Bespoke Phantom VIII is equipped with special features that include Bond-themed easter eggs.
Rolls-Royce has brought James Bond nemesis Goldfinger’s Phantom III into the modern era with a special one-off to celebrate 60 years since the iconic film hit cinemas.
Created for a UK-based client – and avid Bond fan – as part of a three-and-a-half-year project, the one-of-one and fully driveable Phantom Goldfinger gives today’s Phantom VIII a 1937 makeover with “some of the most extensively engineered and hand-crafted features ever produced”, Rolls-Royce said
Aside from the famous two-tone paint, all of the special features are found inside, from an 18-carat solid gold bar (cut in the shape of a Phantom Speedform) in the centre console to a gold golf putter fitted to the boot lid - a reference to Bond's first encounter with Auric Goldfinger at Stoke Park in the film.
More touches can be found throughout, such as a pull-out picnic table with a map of Fort Knox engraved in 22-carat gold inlay, and the Starlight Headliner matching the constellation that would have been visible above the Furka Pass during filming in 1964.
Elsewhere, at the request of the client, the 007 logo is projected into the boot whenever the lid is open. The car also features two red, blue, green and yellow harlequin-patterned umbrellas fitted into the rear doors, in a nod to the design used by Goldfinger in the Stoke Park scene.

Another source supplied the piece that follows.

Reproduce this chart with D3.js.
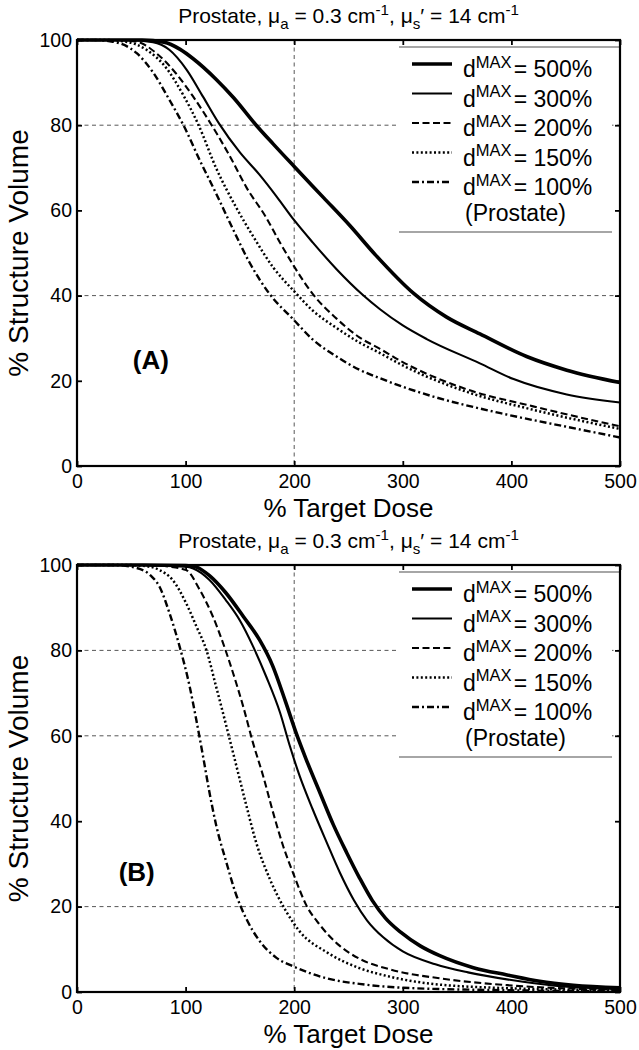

“It could have just been a black and yellow car that was made to look like the original - but we wanted to do more,” said Nick Rhodes, lead Rolls-Royce Bespoke designer on the project.
“We wanted to make it a sort of evolution of the original but also tell the story of the film.”
One suggestion was to “just make everything gold” but Rhodes added: “We wanted to make it more sophisticated than that.”
He said hiding the “easter eggs”, such as the map of the Furka Pass engraved onto the dashboard gallery, “really tells that story a bit more”.
“We could have just put a gold [mascot] on there,” said Rhodes, “but enhancing that and telling that story a bit more really enhances the role of the car. It's not something you notice until somebody tells you."